TF 4A_168/2024 du 21 janvier 2025
Bail commercial; transfert; procédure; transfert de bail commercial; responsabilité pour violation du contrat en raison du refus injustifié du transfert du bail; assistance judiciaire; chances de succès
L’action en transfert de bail est prévue à l’art. 263 CO, qui – à l’exception de son al. 4, 2e phrase – est une disposition absolument impérative. Le transfert de bail commercial est un accord tripartite : le locataire initial passe un contrat avec le locataire reprenant afin d’opérer un changement de locataire ; une fois que le bailleur a consenti au transfert, le locataire reprenant est subrogé aux droits du locataire initial et reprend l’ensemble des droits et obligations du locataire initial, c’est-à-dire prend sa place dans le contrat de bail (consid. 4.1).
Si les conditions légales sont réunies, l’art. 263 CO confère au locataire initial un droit subjectif à transférer son bail commercial au locataire reprenant. Le bailleur peut toutefois refuser de donner son consentement en présence de justes motifs (comme l’insolvabilité du locataire reprenant ou un accord sur un pas-de-porte) (consid. 4.2).
L’art. 263 CO limite la liberté contractuelle du bailleur, ce qui se justifie lorsque le locataire a un intérêt à imposer au bailleur un nouveau locataire déterminé (reprise du commerce avec plus-value, vente de stocks de marchandises), intérêt qui n’existe que pour les baux commerciaux. En contrepartie, le locataire initial répond solidairement avec le locataire reprenant pendant une certaine durée (consid. 4.3).
Le refus injustifié du transfert du contrat de bail par le bailleur constitue une violation du contrat au sens de l’art. 97 al. 1 CO (consid. 5.3). Dans ce contexte, la responsabilité du bailleur est subordonnée aux conditions suivantes : (1) une violation du contrat, consistant notamment dans le refus injustifié du bailleur au transfert du contrat de bail ; (2) un dommage ; (3) un rapport de causalité (naturelle et adéquate) entre la violation du contrat et le dommage ; et (4) une faute (présumée). Le locataire supporte le fardeau de l’allégation et de la preuve des trois premières conditions, tandis que le bailleur doit apporter la preuve qu’il n’a pas commis de faute (consid. 5.2).

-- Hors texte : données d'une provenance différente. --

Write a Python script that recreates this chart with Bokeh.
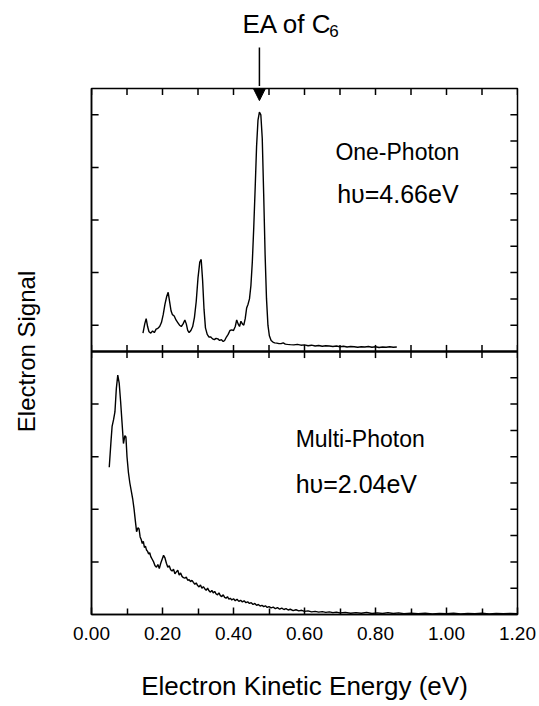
from bokeh.plotting import figure
from bokeh.layouts import column
from bokeh.models import (Range1d, FixedTicker, Span, Label, Arrow, NormalHead)
from bokeh.embed import file_html
from bokeh.resources import INLINE

# ---------------- data ----------------
# One-Photon spectrum (hv = 4.66 eV): kinetic energy (eV), signal (arb.)
one_e = [0.145, 0.150, 0.154, 0.158, 0.162, 0.167, 0.172, 0.177, 0.182, 0.187,
         0.192, 0.197, 0.202, 0.207, 0.212, 0.216, 0.220, 0.224, 0.228, 0.233,
         0.238, 0.243, 0.248, 0.253, 0.258, 0.263, 0.267, 0.271, 0.275, 0.280,
         0.285, 0.290, 0.295, 0.300, 0.305, 0.309, 0.313, 0.317, 0.321, 0.326,
         0.331, 0.336, 0.341, 0.346, 0.351, 0.356, 0.361, 0.366, 0.371, 0.375,
         0.380, 0.385, 0.390, 0.395, 0.400, 0.405, 0.409, 0.413, 0.417, 0.421,
         0.425, 0.429, 0.433, 0.437, 0.441, 0.445, 0.449, 0.453, 0.457, 0.461,
         0.465, 0.469, 0.473, 0.477, 0.481, 0.485, 0.489, 0.493, 0.497, 0.501,
         0.506, 0.511, 0.516, 0.522, 0.528, 0.534, 0.540, 0.546, 0.552, 0.560,
         0.570, 0.580, 0.590, 0.600, 0.610, 0.620, 0.630, 0.640, 0.650, 0.660,
         0.670, 0.680, 0.690, 0.700, 0.710, 0.720, 0.730, 0.740, 0.750, 0.760,
         0.770, 0.780, 0.790, 0.800, 0.810, 0.820, 0.830, 0.840, 0.850, 0.860]
one_sig = [0.70, 1.05, 1.25, 0.95, 0.75, 0.70, 0.78, 0.72, 0.85, 0.88,
           0.95, 1.10, 1.40, 1.80, 2.10, 2.25, 1.90, 1.55, 1.40, 1.35,
           1.20, 1.10, 1.00, 0.95, 1.05, 1.20, 1.05, 0.80, 0.72, 0.80,
           0.95, 1.30, 1.90, 2.80, 3.40, 3.50, 2.70, 1.60, 0.90, 0.65,
           0.55, 0.55, 0.48, 0.45, 0.50, 0.48, 0.42, 0.45, 0.38, 0.42,
           0.55, 0.65, 0.80, 0.82, 0.80, 0.95, 1.20, 1.05, 0.95, 1.15,
           1.05, 1.00, 1.25, 1.65, 1.80, 2.00, 2.50, 3.40, 4.70, 6.20,
           7.80, 8.80, 9.10, 9.00, 8.10, 6.00, 3.70, 2.00, 1.00, 0.60,
           0.42, 0.36, 0.33, 0.32, 0.30, 0.30, 0.33, 0.28, 0.27, 0.26,
           0.25, 0.27, 0.24, 0.25, 0.22, 0.24, 0.21, 0.23, 0.20, 0.22,
           0.21, 0.19, 0.21, 0.18, 0.20, 0.17, 0.19, 0.18, 0.16, 0.18,
           0.17, 0.19, 0.16, 0.18, 0.15, 0.17, 0.16, 0.18, 0.16, 0.17]

# Multi-Photon spectrum (hv = 2.04 eV)
multi_e = [0.050, 0.055, 0.058, 0.062, 0.066, 0.070, 0.074, 0.078, 0.082, 0.086,
           0.090, 0.094, 0.097, 0.100, 0.104, 0.108, 0.112, 0.116, 0.120, 0.124,
           0.127, 0.131, 0.134, 0.137, 0.140, 0.143, 0.146, 0.149, 0.152, 0.155,
           0.158, 0.161, 0.164, 0.167, 0.171, 0.175, 0.179, 0.183, 0.187, 0.191,
           0.195, 0.199, 0.203, 0.207, 0.211, 0.215, 0.219, 0.223, 0.227, 0.231,
           0.235, 0.239, 0.243, 0.247, 0.251, 0.255, 0.259, 0.263, 0.267, 0.271,
           0.275, 0.279, 0.283, 0.287, 0.291, 0.295, 0.299, 0.303, 0.307, 0.311,
           0.315, 0.319, 0.323, 0.327, 0.331, 0.335, 0.339, 0.343, 0.347, 0.351,
           0.355, 0.359, 0.363, 0.367, 0.371, 0.375, 0.379, 0.383, 0.387, 0.391,
           0.395, 0.400, 0.405, 0.410, 0.415, 0.420, 0.425, 0.430, 0.435, 0.440,
           0.445, 0.450, 0.455, 0.460, 0.465, 0.470, 0.475, 0.480, 0.485, 0.490,
           0.495, 0.500, 0.506, 0.512, 0.518, 0.524, 0.530, 0.536, 0.542, 0.548,
           0.554, 0.560, 0.568, 0.576, 0.584, 0.592, 0.600, 0.610, 0.620, 0.630,
           0.640, 0.650, 0.660, 0.670, 0.680, 0.690, 0.700, 0.715, 0.730, 0.745,
           0.760, 0.775, 0.790, 0.805, 0.820, 0.835, 0.850, 0.865, 0.880, 0.900,
           0.920, 0.940, 0.960, 0.980, 1.000, 1.020, 1.040, 1.060, 1.080, 1.100,
           1.120, 1.140, 1.160, 1.180, 1.200]
multi_sig = [5.60, 6.60, 7.15, 7.40, 7.70, 8.60, 9.10, 8.80, 8.10, 7.30,
             6.50, 6.80, 6.75, 6.00, 5.40, 5.00, 4.70, 4.40, 4.00, 3.50,
             3.15, 3.30, 3.25, 2.95, 2.85, 2.70, 2.78, 2.55, 2.60, 2.45,
             2.40, 2.30, 2.35, 2.20, 2.10, 2.00, 1.85, 1.80, 1.90, 1.75,
             1.95, 2.10, 2.25, 2.15, 1.95, 1.80, 1.85, 1.70, 1.65, 1.72,
             1.55, 1.62, 1.68, 1.50, 1.58, 1.45, 1.40, 1.38, 1.42, 1.30,
             1.33, 1.25, 1.30, 1.22, 1.15, 1.20, 1.10, 1.05, 1.12, 1.00,
             1.06, 0.98, 0.92, 1.00, 0.90, 0.85, 0.92, 0.82, 0.88, 0.78,
             0.75, 0.82, 0.72, 0.68, 0.75, 0.65, 0.62, 0.68, 0.58, 0.62,
             0.55, 0.60, 0.52, 0.58, 0.50, 0.54, 0.48, 0.52, 0.45, 0.48,
             0.42, 0.45, 0.38, 0.42, 0.35, 0.38, 0.32, 0.35, 0.30, 0.33,
             0.27, 0.30, 0.25, 0.28, 0.22, 0.26, 0.20, 0.24, 0.19, 0.22,
             0.17, 0.20, 0.15, 0.18, 0.14, 0.16, 0.12, 0.14, 0.10, 0.12,
             0.09, 0.11, 0.08, 0.10, 0.07, 0.09, 0.06, 0.08, 0.05, 0.07,
             0.05, 0.08, 0.04, 0.06, 0.04, 0.07, 0.04, 0.06, 0.03, 0.05,
             0.03, 0.05, 0.02, 0.04, 0.03, 0.05, 0.02, 0.04, 0.03, 0.05,
             0.02, 0.04, 0.03, 0.04, 0.03]

x_major_ticks = [0.0, 0.2, 0.4, 0.6, 0.8, 1.0, 1.2]
x_tick_labels = ["0.00", "0.20", "0.40", "0.60", "0.80", "1.00", "1.20"]
x_minor_ticks = [0.1, 0.3, 0.5, 0.7, 0.9, 1.1]
x_all_ticks = [0.0, 0.1, 0.2, 0.3, 0.4, 0.5, 0.6, 0.7, 0.8, 0.9, 1.0, 1.1, 1.2]
right_ticks = [1, 2, 3, 4, 5, 6, 7, 8, 9, 11, 12, 13, 14, 15, 16, 17, 18, 19]
left_ticks = [2, 4, 6, 8, 11, 13, 15, 17, 19]

ea_energy = 0.473
panel_split = 10
X_MIN, X_MAX = 0.0, 1.2
Y_MIN, Y_MAX = 0, 20

FONT = "Liberation Sans"
TICK_X = 0.02    # tick length in x data units (~7 px)
TICK_Y = 0.25    # tick length in y data units (~6.5 px)

x_range = Range1d(X_MIN, X_MAX)

# ---------------- header (title + arrow above the frame) ----------------
HEAD_H = 86
hdr = figure(width=539, height=HEAD_H, output_backend="svg", toolbar_location=None,
             x_range=x_range, y_range=Range1d(0, HEAD_H),
             x_axis_location=None, y_axis_location=None,
             min_border_left=91, min_border_right=22, min_border_top=0,
             min_border_bottom=0)
hdr.outline_line_color = None
hdr.xgrid.visible = False
hdr.ygrid.visible = False
hdr.background_fill_color = "white"
hdr.border_fill_color = "white"

hdr.add_layout(Label(x=0.425, y=HEAD_H - 23, text="EA of C", text_font=FONT,
                     text_font_size="26px", text_baseline="middle",
                     text_align="left", text_color="black"))
hdr.add_layout(Label(x=0.670, y=HEAD_H - 30, text="6", text_font=FONT,
                     text_font_size="17px", text_baseline="middle",
                     text_align="left", text_color="black"))
hdr.segment(x0=[ea_energy], x1=[ea_energy], y0=[HEAD_H - 47], y1=[0],
            line_color="black", line_width=1.5)

# ---------------- main figure ----------------
p = figure(width=539, height=706 - HEAD_H, output_backend="svg",
           toolbar_location=None,
           x_range=x_range, y_range=Range1d(Y_MIN, Y_MAX),
           min_border_left=91, min_border_right=22, min_border_top=2,
           min_border_bottom=92)
p.extra_y_ranges = {"top": Range1d(-10, 10)}
p.background_fill_color = "white"
p.border_fill_color = "white"
p.xgrid.visible = False
p.ygrid.visible = False
p.outline_line_color = "black"
p.outline_line_width = 1.5

# bottom x axis
xa = p.xaxis[0]
xa.ticker = FixedTicker(ticks=x_major_ticks, minor_ticks=x_minor_ticks)
xa.major_label_overrides = {t: l for t, l in zip(x_major_ticks, x_tick_labels)}
xa.major_tick_in = 7
xa.major_tick_out = 0
xa.minor_tick_in = 6
xa.minor_tick_out = 0
xa.major_tick_line_width = 1.5
xa.minor_tick_line_width = 1.5
xa.axis_line_width = 1.5
xa.major_label_standoff = 12
xa.major_label_text_font = FONT
xa.major_label_text_font_size = "19px"
xa.major_label_text_color = "black"
xa.axis_label = "Electron Kinetic Energy (eV)"
xa.axis_label_text_font = FONT
xa.axis_label_text_font_size = "26px"
xa.axis_label_text_font_style = "normal"
xa.axis_label_standoff = 28
xa.axis_label_text_color = "black"

# left y axis: title only, ticks drawn below
ya = p.yaxis[0]
ya.ticker = FixedTicker(ticks=[])
ya.minor_tick_line_color = None
ya.major_tick_line_color = None
ya.axis_line_width = 1.5
ya.major_label_standoff = 0
ya.axis_label = "Electron Signal"
ya.axis_label_text_font = FONT
ya.axis_label_text_font_size = "24px"
ya.axis_label_text_font_style = "normal"
ya.axis_label_text_color = "black"
ya.axis_label_standoff = 52

# inward ticks on top edge, middle divider (both sides), left and right edges
p.segment(x0=x_all_ticks, x1=x_all_ticks,
          y0=[Y_MAX] * len(x_all_ticks), y1=[Y_MAX - TICK_Y] * len(x_all_ticks),
          line_color="black", line_width=1.5)
p.segment(x0=x_all_ticks, x1=x_all_ticks,
          y0=[panel_split - TICK_Y] * len(x_all_ticks),
          y1=[panel_split + TICK_Y] * len(x_all_ticks),
          line_color="black", line_width=1.5)
p.segment(x0=[X_MIN] * len(left_ticks), x1=[X_MIN + TICK_X] * len(left_ticks),
          y0=left_ticks, y1=left_ticks, line_color="black", line_width=1.5)
p.segment(x0=[X_MAX] * len(right_ticks), x1=[X_MAX - TICK_X] * len(right_ticks),
          y0=right_ticks, y1=right_ticks, line_color="black", line_width=1.5)

p.add_layout(Span(location=panel_split, dimension="width", line_color="black",
                  line_width=2.5))

# curves
p.line(one_e, one_sig, y_range_name="top", line_color="black", line_width=1.4)
p.line(multi_e, multi_sig, line_color="black", line_width=1.4)

# annotations
def add_text(x, y, txt, size):
    p.add_layout(Label(x=x, y=y, text=txt, text_font=FONT, text_font_size=size,
                       text_baseline="middle", text_align="left",
                       text_color="black"))

add_text(0.687, 17.57, "One-Photon", "23px")
add_text(0.692, 16.0, "hυ=4.66eV", "25px")
add_text(0.575, 6.69, "Multi-Photon", "23px")
add_text(0.575, 4.98, "hυ=2.04eV", "25px")

p.add_layout(Arrow(x_start=ea_energy, y_start=Y_MAX, x_end=ea_energy, y_end=19.54,
                   line_color="black", line_width=1.5,
                   end=NormalHead(size=13, fill_color="black", line_color="black")))

layout = column(hdr, p, spacing=0)
open("out.html", "w").write(file_html(layout, INLINE))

Pour obtenir l’assistance judiciaire, il faut notamment que la cause ne paraisse pas dépourvue de toute chance de succès (art. 117 let. b CPC). Cette condition fait défaut lorsque la perspective d’obtenir gain de cause est notablement plus faible que le risque de succomber et qu’elle ne peut donc être considérée comme sérieuse, de sorte qu’une personne raisonnable disposant des ressources financières nécessaires renoncerait à engager la procédure en raison des frais qu’elle s’exposerait à devoir supporter. En revanche, l’assistance judiciaire doit être accordée lorsque les chances de succès et les risques d’échec s’équilibrent à peu près, ou que les premières n’apparaissent que légèrement inférieures aux seconds. L’absence de chances de succès peut résulter des faits (faits allégués invraisemblables ou impossibles à prouver) ou du droit (démarche irrecevable ou position juridique infondée) (consid. 7.1.1). Le Tribunal fédéral ne revoit qu’avec retenue la décision du tribunal de deuxième instance refusant l’assistance judiciaire, celui-ci disposant d’un large pouvoir d’appréciation dans l’examen des chances de succès (consid. 7.1.2).